Exercise goal: Return the data exactly, with all pictures removed.

## BEGIN Material provided

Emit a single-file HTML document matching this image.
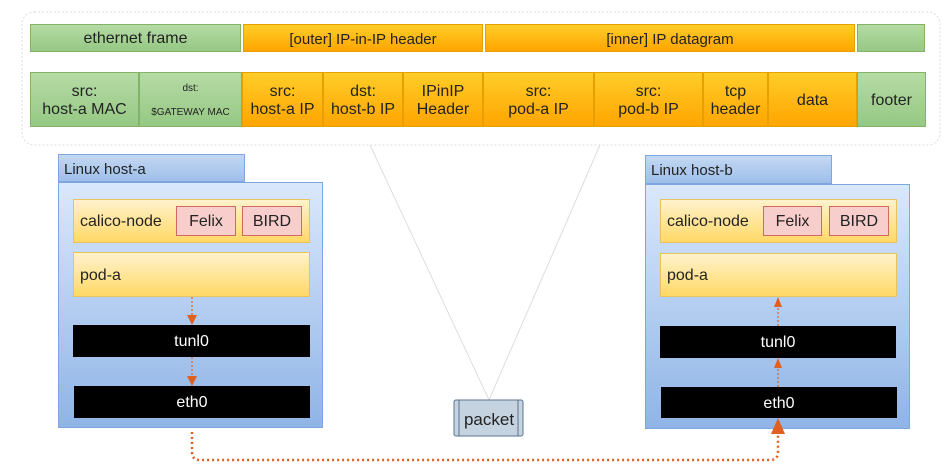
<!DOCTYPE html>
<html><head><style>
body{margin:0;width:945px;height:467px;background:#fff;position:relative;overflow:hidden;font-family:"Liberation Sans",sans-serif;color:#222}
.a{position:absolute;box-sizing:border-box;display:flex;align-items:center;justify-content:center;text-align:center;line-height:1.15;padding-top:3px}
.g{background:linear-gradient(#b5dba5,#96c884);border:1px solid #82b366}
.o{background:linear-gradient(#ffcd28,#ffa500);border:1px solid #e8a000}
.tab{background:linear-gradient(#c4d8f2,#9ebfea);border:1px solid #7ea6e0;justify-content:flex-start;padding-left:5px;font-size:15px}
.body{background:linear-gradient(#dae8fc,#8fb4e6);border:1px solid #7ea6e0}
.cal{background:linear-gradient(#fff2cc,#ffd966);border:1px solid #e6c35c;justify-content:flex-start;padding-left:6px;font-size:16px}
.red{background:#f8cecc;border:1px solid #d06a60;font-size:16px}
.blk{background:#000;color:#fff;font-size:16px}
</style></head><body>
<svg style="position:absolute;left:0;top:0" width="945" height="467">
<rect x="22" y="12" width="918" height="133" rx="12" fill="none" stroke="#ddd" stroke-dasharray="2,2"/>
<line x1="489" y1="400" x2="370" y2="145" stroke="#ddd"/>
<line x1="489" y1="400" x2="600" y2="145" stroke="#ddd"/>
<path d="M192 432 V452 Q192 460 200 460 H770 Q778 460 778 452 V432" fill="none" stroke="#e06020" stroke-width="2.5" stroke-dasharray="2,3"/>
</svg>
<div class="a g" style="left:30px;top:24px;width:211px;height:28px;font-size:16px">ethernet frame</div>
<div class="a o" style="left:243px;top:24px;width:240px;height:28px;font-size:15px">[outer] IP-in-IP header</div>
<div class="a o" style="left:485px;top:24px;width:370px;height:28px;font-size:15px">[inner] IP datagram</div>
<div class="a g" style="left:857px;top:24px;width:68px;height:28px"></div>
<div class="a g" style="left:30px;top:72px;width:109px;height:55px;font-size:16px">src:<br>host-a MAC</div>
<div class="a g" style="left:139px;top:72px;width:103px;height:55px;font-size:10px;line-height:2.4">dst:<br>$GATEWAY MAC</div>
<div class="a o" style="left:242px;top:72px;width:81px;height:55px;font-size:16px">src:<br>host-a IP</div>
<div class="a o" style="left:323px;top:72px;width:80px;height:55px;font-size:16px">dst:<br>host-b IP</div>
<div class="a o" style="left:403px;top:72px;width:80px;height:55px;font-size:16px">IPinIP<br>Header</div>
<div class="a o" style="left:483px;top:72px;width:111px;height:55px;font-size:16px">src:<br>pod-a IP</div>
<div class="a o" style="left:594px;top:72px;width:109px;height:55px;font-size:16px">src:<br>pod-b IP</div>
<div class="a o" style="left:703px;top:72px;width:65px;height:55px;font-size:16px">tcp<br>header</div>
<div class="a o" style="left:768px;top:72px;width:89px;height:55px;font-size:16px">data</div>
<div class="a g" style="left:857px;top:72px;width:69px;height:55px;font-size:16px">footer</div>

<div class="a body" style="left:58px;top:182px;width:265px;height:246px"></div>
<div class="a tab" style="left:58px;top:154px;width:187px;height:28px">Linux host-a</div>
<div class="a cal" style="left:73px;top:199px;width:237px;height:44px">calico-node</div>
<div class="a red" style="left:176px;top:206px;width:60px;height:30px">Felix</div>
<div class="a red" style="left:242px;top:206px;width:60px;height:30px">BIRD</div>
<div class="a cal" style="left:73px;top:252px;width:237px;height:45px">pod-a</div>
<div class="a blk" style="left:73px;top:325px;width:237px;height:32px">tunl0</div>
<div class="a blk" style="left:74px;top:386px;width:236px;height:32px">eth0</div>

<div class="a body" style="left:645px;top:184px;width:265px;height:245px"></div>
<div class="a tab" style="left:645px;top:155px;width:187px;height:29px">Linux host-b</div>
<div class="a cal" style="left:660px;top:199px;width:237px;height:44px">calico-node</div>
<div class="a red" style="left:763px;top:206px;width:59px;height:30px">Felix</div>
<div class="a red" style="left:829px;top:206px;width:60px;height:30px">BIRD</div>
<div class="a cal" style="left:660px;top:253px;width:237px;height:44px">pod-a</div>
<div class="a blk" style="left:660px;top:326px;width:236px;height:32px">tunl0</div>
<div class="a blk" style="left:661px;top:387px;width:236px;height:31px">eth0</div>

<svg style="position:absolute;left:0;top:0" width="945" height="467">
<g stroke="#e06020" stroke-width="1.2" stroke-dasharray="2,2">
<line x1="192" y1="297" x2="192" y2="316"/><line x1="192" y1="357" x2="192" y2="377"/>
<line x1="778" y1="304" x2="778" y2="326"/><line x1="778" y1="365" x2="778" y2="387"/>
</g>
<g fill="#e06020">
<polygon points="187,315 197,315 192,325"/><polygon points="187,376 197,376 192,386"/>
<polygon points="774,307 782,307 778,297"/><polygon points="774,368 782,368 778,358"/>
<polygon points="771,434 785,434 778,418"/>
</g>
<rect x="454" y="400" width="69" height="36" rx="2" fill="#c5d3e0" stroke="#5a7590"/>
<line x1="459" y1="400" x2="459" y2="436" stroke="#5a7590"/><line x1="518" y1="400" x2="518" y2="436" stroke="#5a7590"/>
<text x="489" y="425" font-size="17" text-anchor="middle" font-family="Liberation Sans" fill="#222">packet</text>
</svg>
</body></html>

## END Material provided

Written solution:
Emit a single-file HTML document matching this image.
<!DOCTYPE html>
<html><head><style>
body{margin:0;width:945px;height:467px;background:#fff;position:relative;overflow:hidden;font-family:"Liberation Sans",sans-serif;color:#222}
.a{position:absolute;box-sizing:border-box;display:flex;align-items:center;justify-content:center;text-align:center;line-height:1.15;padding-top:3px}
.g{background:linear-gradient(#b5dba5,#96c884);border:1px solid #82b366}
.o{background:linear-gradient(#ffcd28,#ffa500);border:1px solid #e8a000}
.tab{background:linear-gradient(#c4d8f2,#9ebfea);border:1px solid #7ea6e0;justify-content:flex-start;padding-left:5px;font-size:15px}
.body{background:linear-gradient(#dae8fc,#8fb4e6);border:1px solid #7ea6e0}
.cal{background:linear-gradient(#fff2cc,#ffd966);border:1px solid #e6c35c;justify-content:flex-start;padding-left:6px;font-size:16px}
.red{background:#f8cecc;border:1px solid #d06a60;font-size:16px}
.blk{background:#000;color:#fff;font-size:16px}
</style></head><body>
<svg style="position:absolute;left:0;top:0" width="945" height="467">
<rect x="22" y="12" width="918" height="133" rx="12" fill="none" stroke="#ddd" stroke-dasharray="2,2"/>
<line x1="489" y1="400" x2="370" y2="145" stroke="#ddd"/>
<line x1="489" y1="400" x2="600" y2="145" stroke="#ddd"/>
<path d="M192 432 V452 Q192 460 200 460 H770 Q778 460 778 452 V432" fill="none" stroke="#e06020" stroke-width="2.5" stroke-dasharray="2,3"/>
</svg>
<div class="a g" style="left:30px;top:24px;width:211px;height:28px;font-size:16px">ethernet frame</div>
<div class="a o" style="left:243px;top:24px;width:240px;height:28px;font-size:15px">[outer] IP-in-IP header</div>
<div class="a o" style="left:485px;top:24px;width:370px;height:28px;font-size:15px">[inner] IP datagram</div>
<div class="a g" style="left:857px;top:24px;width:68px;height:28px"></div>
<div class="a g" style="left:30px;top:72px;width:109px;height:55px;font-size:16px">src:<br>host-a MAC</div>
<div class="a g" style="left:139px;top:72px;width:103px;height:55px;font-size:10px;line-height:2.4">dst:<br>$GATEWAY MAC</div>
<div class="a o" style="left:242px;top:72px;width:81px;height:55px;font-size:16px">src:<br>host-a IP</div>
<div class="a o" style="left:323px;top:72px;width:80px;height:55px;font-size:16px">dst:<br>host-b IP</div>
<div class="a o" style="left:403px;top:72px;width:80px;height:55px;font-size:16px">IPinIP<br>Header</div>
<div class="a o" style="left:483px;top:72px;width:111px;height:55px;font-size:16px">src:<br>pod-a IP</div>
<div class="a o" style="left:594px;top:72px;width:109px;height:55px;font-size:16px">src:<br>pod-b IP</div>
<div class="a o" style="left:703px;top:72px;width:65px;height:55px;font-size:16px">tcp<br>header</div>
<div class="a o" style="left:768px;top:72px;width:89px;height:55px;font-size:16px">data</div>
<div class="a g" style="left:857px;top:72px;width:69px;height:55px;font-size:16px">footer</div>

<div class="a body" style="left:58px;top:182px;width:265px;height:246px"></div>
<div class="a tab" style="left:58px;top:154px;width:187px;height:28px">Linux host-a</div>
<div class="a cal" style="left:73px;top:199px;width:237px;height:44px">calico-node</div>
<div class="a red" style="left:176px;top:206px;width:60px;height:30px">Felix</div>
<div class="a red" style="left:242px;top:206px;width:60px;height:30px">BIRD</div>
<div class="a cal" style="left:73px;top:252px;width:237px;height:45px">pod-a</div>
<div class="a blk" style="left:73px;top:325px;width:237px;height:32px">tunl0</div>
<div class="a blk" style="left:74px;top:386px;width:236px;height:32px">eth0</div>

<div class="a body" style="left:645px;top:184px;width:265px;height:245px"></div>
<div class="a tab" style="left:645px;top:155px;width:187px;height:29px">Linux host-b</div>
<div class="a cal" style="left:660px;top:199px;width:237px;height:44px">calico-node</div>
<div class="a red" style="left:763px;top:206px;width:59px;height:30px">Felix</div>
<div class="a red" style="left:829px;top:206px;width:60px;height:30px">BIRD</div>
<div class="a cal" style="left:660px;top:253px;width:237px;height:44px">pod-a</div>
<div class="a blk" style="left:660px;top:326px;width:236px;height:32px">tunl0</div>
<div class="a blk" style="left:661px;top:387px;width:236px;height:31px">eth0</div>

<svg style="position:absolute;left:0;top:0" width="945" height="467">
<g stroke="#e06020" stroke-width="1.2" stroke-dasharray="2,2">
<line x1="192" y1="297" x2="192" y2="316"/><line x1="192" y1="357" x2="192" y2="377"/>
<line x1="778" y1="304" x2="778" y2="326"/><line x1="778" y1="365" x2="778" y2="387"/>
</g>
<g fill="#e06020">
<polygon points="187,315 197,315 192,325"/><polygon points="187,376 197,376 192,386"/>
<polygon points="774,307 782,307 778,297"/><polygon points="774,368 782,368 778,358"/>
<polygon points="771,434 785,434 778,418"/>
</g>
<rect x="454" y="400" width="69" height="36" rx="2" fill="#c5d3e0" stroke="#5a7590"/>
<line x1="459" y1="400" x2="459" y2="436" stroke="#5a7590"/><line x1="518" y1="400" x2="518" y2="436" stroke="#5a7590"/>
<text x="489" y="425" font-size="17" text-anchor="middle" font-family="Liberation Sans" fill="#222">packet</text>
</svg>
</body></html>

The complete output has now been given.